Revisiting Gradient Staleness: Evaluating Distance Metrics for Asynchronous Federated Learning Aggregation
This work addresses the problem of degraded convergence and accuracy due to gradient staleness in asynchronous federated learning for practitioners deploying such systems.
This paper explores alternative distance metrics beyond Euclidean distance to measure gradient staleness in asynchronous federated learning. By integrating these metrics into the aggregation process, the authors demonstrate that certain metrics lead to more robust and efficient training, improving convergence speed, model performance, and training stability.

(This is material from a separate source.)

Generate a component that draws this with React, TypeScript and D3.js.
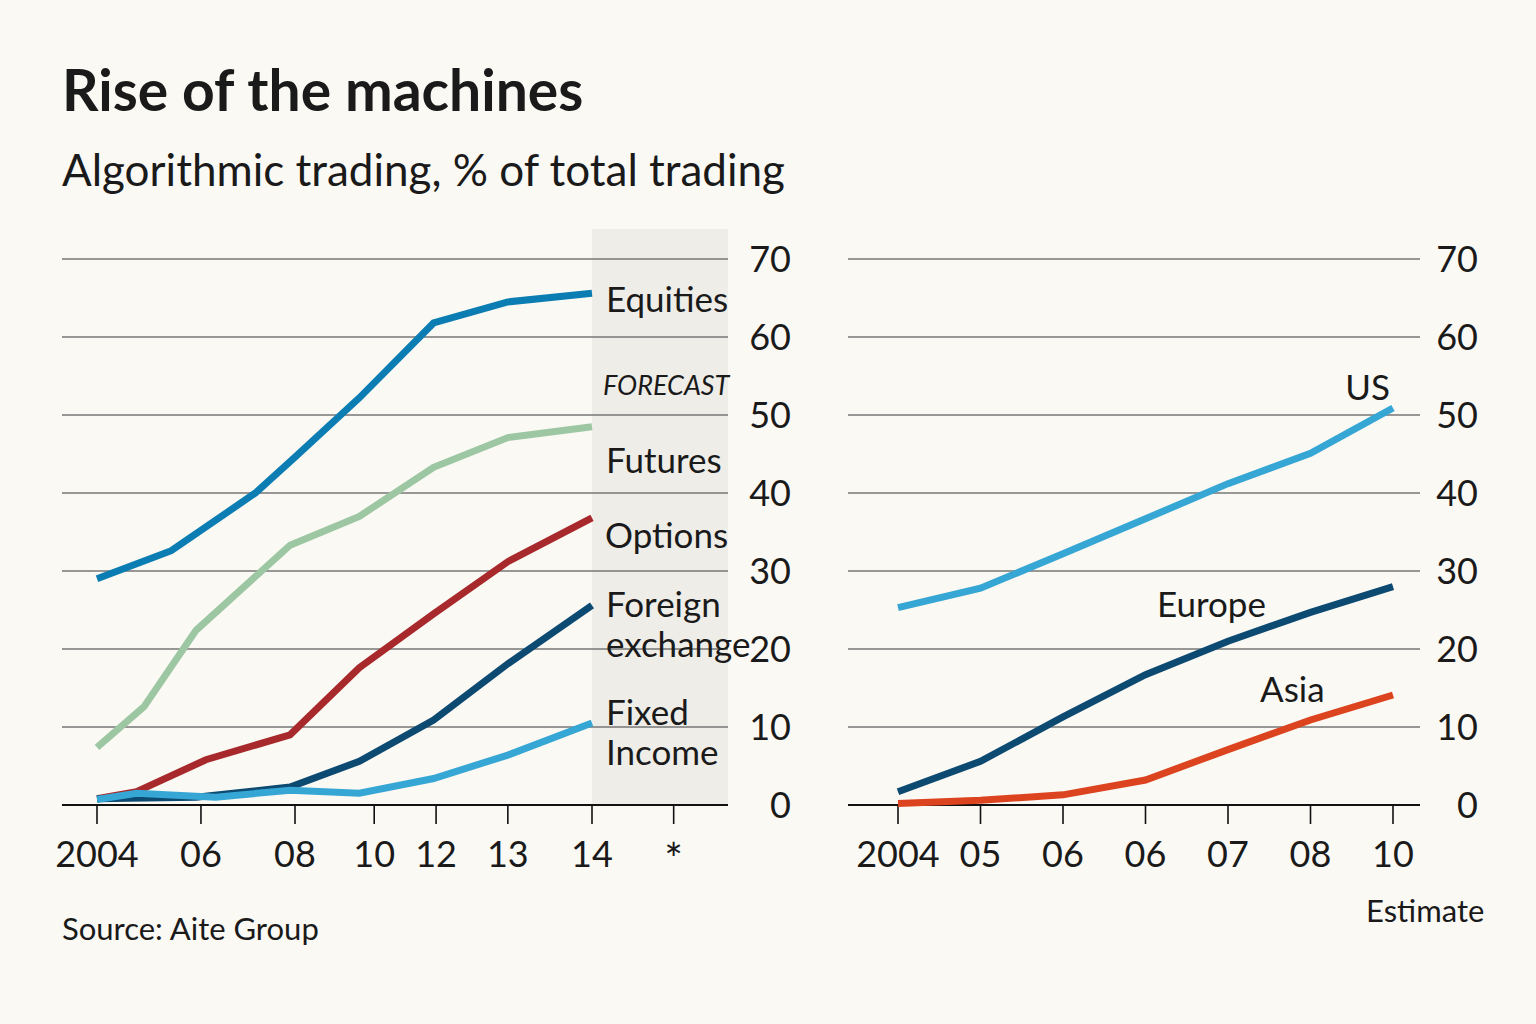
import React, { useEffect, useRef } from 'react';
import * as d3 from 'd3';

// left panel: asset classes, points as [year, % of trading]
const assetTickLabels = ['2004', '06', '08', '10', '12', '13', '14', '*'];
const assetTickYears = [2004, 2006.1, 2008, 2009.6, 2010.85, 2012.3, 2014, 2015.65];

const equities = [[2004, 29.0], [2005.5, 32.6], [2007.2, 40.0], [2008, 44.6], [2009.3, 52.2], [2010.8, 61.8], [2012.3, 64.5], [2014, 65.6]];
const futures = [[2004, 7.4], [2004.95, 12.6], [2006, 22.4], [2007.9, 33.3], [2009.3, 37.0], [2010.8, 43.3], [2012.3, 47.1], [2014, 48.5]];
const options = [[2004, 0.8], [2004.8, 1.7], [2006.2, 5.8], [2007.9, 9.0], [2009.3, 17.6], [2010.8, 24.5], [2012.3, 31.2], [2014, 36.8]];
const foreignExchange = [[2004, 0.8], [2006, 1.0], [2007.9, 2.3], [2009.3, 5.6], [2010.8, 10.9], [2012.3, 18.1], [2014, 25.6]];
const fixedIncome = [[2004, 0.7], [2004.8, 1.5], [2006.4, 1.0], [2007.9, 1.9], [2009.3, 1.5], [2010.8, 3.4], [2012.3, 6.4], [2014, 10.5]];

// right panel: equities by region
const regionTickLabels = ['2004', '05', '06', '06', '07', '08', '10'];
const us = [25.3, 27.8, 32.2, 36.7, 41.2, 45.1, 50.9];
const europe = [1.7, 5.6, 11.3, 16.7, 21.0, 24.7, 28.0];
const asia = [0.2, 0.6, 1.3, 3.2, 7.1, 10.9, 14.1];

const yTicks = [0, 10, 20, 30, 40, 50, 60, 70];

const FONT = 'Lato, "Open Sans", sans-serif';
const BG = '#fbf9f4';
const INK = '#1a1a1a';

export default function App() {
  const ref = useRef(null);

  useEffect(() => {
    document.body.style.margin = '0';
    draw();
    // eslint-disable-next-line react-hooks/exhaustive-deps
  }, []);

  function draw() {
    const svg = d3.select(ref.current);
    svg.selectAll('*').remove();
    svg.append('rect').attr('width', 1536).attr('height', 1024).attr('fill', BG);

    const y = d3.scaleLinear().domain([0, 70]).range([805, 259]);
    const xl = d3.scaleLinear().domain([2004, 2014]).range([97, 592]);
    const xr = d3.scalePoint().domain(d3.range(regionTickLabels.length)).range([898, 1393]);

    // titles
    svg.append('text').attr('x', 62).attr('y', 111).text('Rise of the machines')
      .attr('font-family', FONT).attr('font-weight', 700).attr('font-size', 57).attr('fill', INK);
    svg.append('text').attr('x', 62).attr('y', 186).text('Algorithmic trading, % of total trading')
      .attr('font-family', FONT).attr('font-size', 44).attr('fill', INK);

    // forecast shading
    svg.append('rect')
      .attr('x', xl(2014)).attr('y', 229)
      .attr('width', 728 - xl(2014)).attr('height', y(0) - 229)
      .attr('fill', '#efede8');

    panel(svg, y, 62, 728, 791, assetTickYears.map((d) => xl(d)), assetTickLabels);
    panel(svg, y, 848, 1420, 1478, regionTickLabels.map((d, i) => xr(i)), regionTickLabels);

    const lineL = d3.line().x((d) => xl(d[0])).y((d) => y(d[1]));
    const leftSeries = [
      { data: equities, color: '#0b7db3' },
      { data: futures, color: '#9dc7a2' },
      { data: options, color: '#a8292b' },
      { data: foreignExchange, color: '#0c4a72' },
      { data: fixedIncome, color: '#36a6d4' },
    ];
    leftSeries.forEach((s) => {
      svg.append('path').attr('d', lineL(s.data)).attr('fill', 'none')
        .attr('stroke', s.color).attr('stroke-width', 7);
    });

    const lineR = d3.line().x((d, i) => xr(i)).y((d) => y(d));
    const rightSeries = [
      { data: us, color: '#36a6d4' },
      { data: europe, color: '#0c4a72' },
      { data: asia, color: '#dc4420' },
    ];
    rightSeries.forEach((s) => {
      svg.append('path').attr('d', lineR(s.data)).attr('fill', 'none')
        .attr('stroke', s.color).attr('stroke-width', 7);
    });

    // series labels; multi-line ones go in tspans
    const label = (lines, x, yy, opts = {}) => {
      const t = svg.append('text').attr('x', x).attr('y', yy)
        .attr('font-family', FONT).attr('font-size', opts.size || 35)
        .attr('font-style', opts.italic ? 'italic' : 'normal')
        .attr('text-anchor', opts.anchor || 'start').attr('fill', INK);
      [].concat(lines).forEach((l, i) => {
        t.append('tspan').attr('x', x).attr('dy', i ? 40 : 0).text(l);
      });
    };
    label('Equities', 606, 312);
    label('FORECAST', 603, 395, { size: 27, italic: true });
    label('Futures', 606, 473);
    label('Options', 605, 548);
    label(['Foreign', 'exchange'], 606, 617);
    label(['Fixed', 'Income'], 606, 725);
    label('US', 1390, 400, { anchor: 'end' });
    label('Europe', 1157, 617);
    label('Asia', 1260, 702);
    label('Estimate', 1366, 922, { size: 31 });
    label('Source: Aite Group', 62, 940, { size: 31 });
  }

  function panel(svg, y, x0, x1, labelX, tickXs, tickLabels) {
    const g = svg.append('g');
    g.selectAll('line.grid').data(yTicks.filter((d) => d > 0)).enter().append('line')
      .attr('x1', x0).attr('x2', x1).attr('y1', (d) => y(d)).attr('y2', (d) => y(d))
      .attr('stroke', '#767676').attr('stroke-width', 1.6);
    g.append('line').attr('x1', x0).attr('x2', x1).attr('y1', y(0)).attr('y2', y(0))
      .attr('stroke', '#111').attr('stroke-width', 2.2);
    g.selectAll('text.y').data(yTicks).enter().append('text')
      .attr('x', labelX).attr('y', (d) => y(d) + 13).attr('text-anchor', 'end')
      .attr('font-family', FONT).attr('font-size', 36).attr('fill', INK)
      .text((d) => d);
    g.selectAll('line.tick').data(tickXs).enter().append('line')
      .attr('x1', (d) => d).attr('x2', (d) => d).attr('y1', y(0)).attr('y2', y(0) + 19)
      .attr('stroke', '#111').attr('stroke-width', 1.6);
    g.selectAll('text.x').data(tickLabels).enter().append('text')
      .attr('x', (d, i) => tickXs[i]).attr('y', (d) => y(0) + (d === '*' ? 70 : 62))
      .attr('text-anchor', 'middle')
      .attr('font-family', FONT).attr('font-size', (d) => (d === '*' ? 44 : 36)).attr('fill', INK)
      .text((d) => d);
  }

  return <svg ref={ref} width={1536} height={1024} style={{ display: 'block' }} />;
}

In asynchronous federated learning (FL), client devices send updates to a central server at varying times based on their computational speed, often using stale versions of the global model. This staleness can degrade the convergence and accuracy of the global model. Previous work, such as AsyncFedED, proposed an adaptive aggregation method using Euclidean distance to measure staleness. In this paper, we extend this approach by exploring alternative distance metrics to more accurately capture the effect of gradient staleness. We integrate these metrics into the aggregation process and evaluate their impact on convergence speed, model performance, and training stability under heterogeneous clients and non-IID data settings. Our results demonstrate that certain metrics lead to more robust and efficient asynchronous FL training, offering a stronger foundation for practical deployment.